UN environment chief calls on G20 to build on previous pledges of green growth

UNEP Executive Director, Achim Steiner
As world leaders gather in the Republic of Korea for the latest meeting of the Group of 20 (G20) major economies, the head of the United Nations environmental agency is calling on them to build on their previous pledge to move towards a green and more sustainable recovery from the financial crisis with more concrete action.

“A year ago in London, G20 leaders articulated this vision as building an ‘inclusive, sustainable and green recovery,’” wrote the Executive Director of the UN Environment Programme (UNEP), Achim Steiner, in an opinion piece published today in the Korean JoongAng Daily newspaper.

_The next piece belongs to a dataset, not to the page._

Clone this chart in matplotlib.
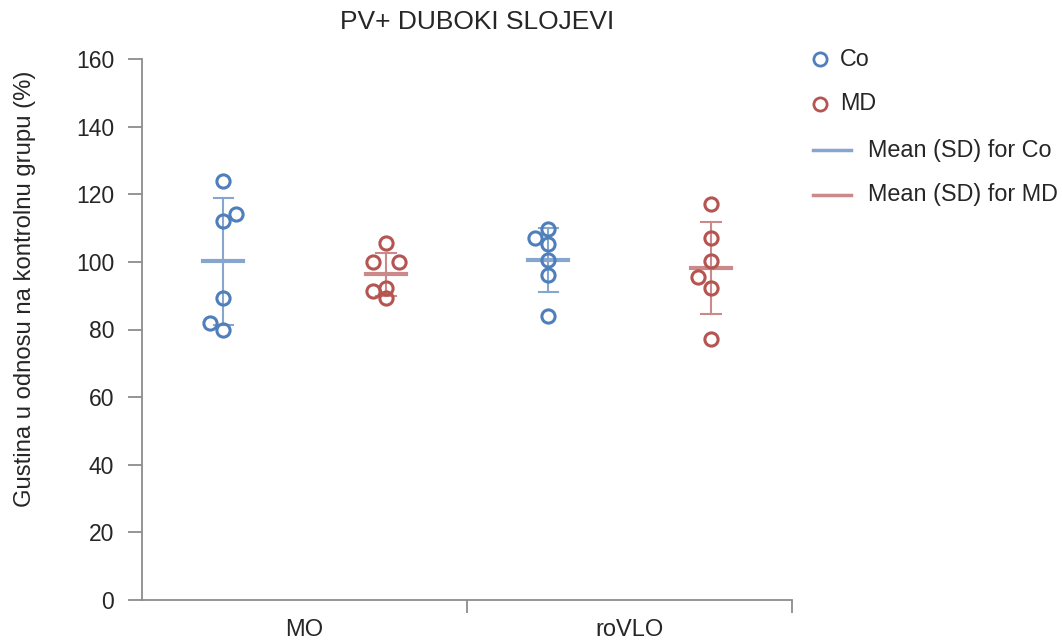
import numpy as np
import matplotlib
matplotlib.use("Agg")
import matplotlib.pyplot as plt
from matplotlib.lines import Line2D

plt.rcParams['font.family'] = ['Liberation Sans', 'DejaVu Sans']

# ---- data ----
categories = ["MO", "roVLO"]
groups = ["Co", "MD"]
co_mo = [124.0, 112.1, 114.1, 89.2, 82.0, 80.0]
md_mo = [105.5, 100.0, 100.0, 91.4, 92.2, 89.2]
co_rovlo = [109.7, 107.2, 105.2, 100.6, 96.2, 84.0]
md_rovlo = [117.2, 107.2, 100.3, 95.4, 92.4, 77.2]
# jitter (fraction of category width)
co_mo_jit = [0, 0, 0.04, 0, -0.04, 0]
md_mo_jit = [0, -0.04, 0.04, -0.04, 0, 0]
co_rovlo_jit = [0, -0.04, 0, 0, 0, 0]
md_rovlo_jit = [0, 0, 0, -0.04, 0, 0]
yticks = [0, 20, 40, 60, 80, 100, 120, 140, 160]
title = "PV+ DUBOKI SLOJEVI"
ylabel = "Gustina u odnosu na kontrolnu grupu (%)"
legend_labels = ["Co", "MD", "Mean (SD) for Co", "Mean (SD) for MD"]

blue = "#4f7fba"
red = "#b55552"
blue_l = "#86a5cf"
red_l = "#cb8a89"
grey = "#8c8c8c"
txt = "#262626"

W, H = 1062, 643
fig = plt.figure(figsize=(W / 100, H / 100), dpi=100)
ax = fig.add_axes([142 / W, 1 - 600 / H, (792 - 142) / W, (600 - 59) / H])

series = [
    (co_mo, co_mo_jit, 0, blue, blue_l),
    (md_mo, md_mo_jit, 0, red, red_l),
    (co_rovlo, co_rovlo_jit, 1, blue, blue_l),
    (md_rovlo, md_rovlo_jit, 1, red, red_l),
]
for i, (vals, jit, ci, col, lcol) in enumerate(series):
    gi = i % 2
    xc = ci + 0.25 + 0.5 * gi
    vals = np.array(vals)
    m = vals.mean()
    sd = vals.std(ddof=1)
    ax.plot([xc, xc], [m - sd, m + sd], color=lcol, lw=1.5, zorder=2)
    for yy in (m - sd, m + sd):
        ax.plot([xc - 0.03, xc + 0.03], [yy, yy], color=lcol, lw=1.5, zorder=2)
    ax.plot([xc - 0.062, xc + 0.062], [m, m], color=lcol, lw=3, zorder=2)
    ax.plot(xc + np.array(jit), vals, linestyle="none", marker="o", ms=9.5,
            mfc="none", mec=col, mew=2.2, zorder=3)

ax.set_xlim(0, 2)
ax.set_ylim(0, 160)
ax.set_yticks(yticks)
ax.set_yticklabels([str(t) for t in yticks])
ax.set_xticks([1, 2])
ax.set_xticklabels(["", ""])
ax.set_xticks([0.5, 1.5], minor=True)
ax.set_xticklabels(categories, minor=True)
ax.tick_params(axis="x", which="minor", length=0, pad=14, labelsize=17, labelcolor=txt)
ax.tick_params(axis="x", which="major", length=9, width=1.3, color=grey)
ax.tick_params(axis="y", length=10, width=1.3, color=grey, pad=10, labelsize=16.5, labelcolor=txt)
for s in ("top", "right"):
    ax.spines[s].set_visible(False)
for s in ("left", "bottom"):
    ax.spines[s].set_color(grey)
    ax.spines[s].set_linewidth(1.3)

fig.text(477.5 / W, 1 - 22 / H, title, ha="center", va="center", fontsize=19, color=txt)
fig.text(25 / W, 1 - 289 / H, ylabel, rotation=90, ha="center", va="center", fontsize=17.2, color=txt)

# legend (manual)
leg_y = [59, 104, 150, 195]
for k, yy in enumerate(leg_y):
    yf = 1 - yy / H
    if k < 2:
        col = blue if k == 0 else red
        fig.add_artist(Line2D([820 / W], [yf], transform=fig.transFigure, marker="o", ms=9.5,
                              mfc="none", mec=col, mew=2, linestyle="none"))
        fig.text(840 / W, yf, legend_labels[k], ha="left", va="center", fontsize=16.8, color=txt)
    else:
        col = blue_l if k == 2 else red_l
        fig.add_artist(Line2D([813 / W, 851 / W], [yf, yf], transform=fig.transFigure, color=col, lw=2.5))
        fig.text(868 / W, yf, legend_labels[k], ha="left", va="center", fontsize=16.8, color=txt)

fig.savefig("out.png", dpi=100)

“In Seoul, this vision needs to be evolved toward not only a green recovery, but to inclusive, sustainable green growth underpinned by clean technologies and the economic importance of maintaining nature's multi-trillion dollar services.”

Mr. Steiner noted the G20’s actions to stabilize banks and counter the financial and economic global crisis, but stressed that financial sustainability, more sustainable employment prospects and wider challenges such as addressing poverty in the 21st century will not happen just by fixing the contradictions inherent in existing economic models.

“It will only happen if public policy and private sector investments are aligned in ways that meet the short-term recovery challenges with a longer-term vision of opportunity for the many and not just the few,” he wrote, adding that by acting in concert and cooperation, the G20 has the potential to become a key and pivotal enabler for countries transitioning their economies towards green growth.

There are encouraging signs, not least from the G20's Korean hosts, whose own economic stimulus package had earmarked close to 90 per cent of its funds to a short- and long-term vision of green growth, stated Mr. Steiner. He added that the country's leaders have also made the indivisible link between the leadership role of public policy-making in terms of unleashing private sector investment into clean technology and other green sectors.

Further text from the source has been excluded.